All bodies and divisions established in line with the Law must get certified in anti-corruption in accordance with the existing international quality standards within three years from its adoption (although the Law does not specify which standard is to guide these activities, it can be assumed that it is ISO 37001 Anti-bribery management systems).
Other organisations participating in public procurement must appoint an officer responsible for monitoring compliance with the legal requirements in public procurement.
The Law has been sharply criticised, primarily due to the exclusion of certain types of procurement from the area of its regulation: it is stressed that this approach increases considerably the risks of corruption, as the relevant procurement procedures have extremely low requirements with regard to transparency of contacting and there is actually no competition in the selection of contractors.

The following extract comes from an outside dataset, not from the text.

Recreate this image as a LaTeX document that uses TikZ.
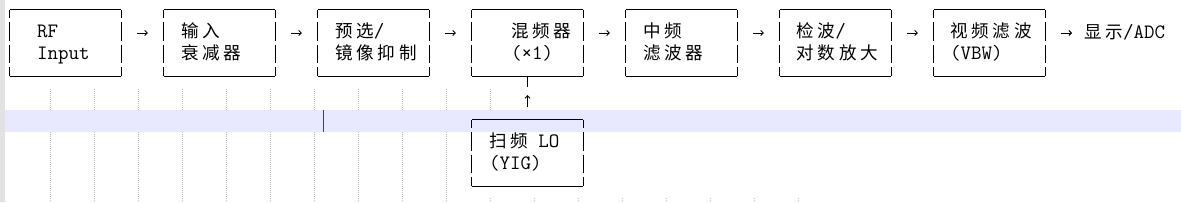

Experts are particularly concerned about the exclusion of such a broad and subjective category as contracting within strategic projects from the scope of application of the Law. It seems that this loophole can be exploited by dishonest customers to conclude a broad range of contracts, including expensive ones, without holding competitive procedures to select the contractor and circumventing further oversight of spending of public funds.
Moreover, the possibility to conclude single source procurement contracts immediately after the initial procurement is recognised as invalid, as provided for by the Law, seems to be ambiguous: some experts highlight that this can increase abuse associated with the conclusion of contracts with “loyal” contractors, including those who are ready to pay a “corruption rent” to officials of the customer to win tenders.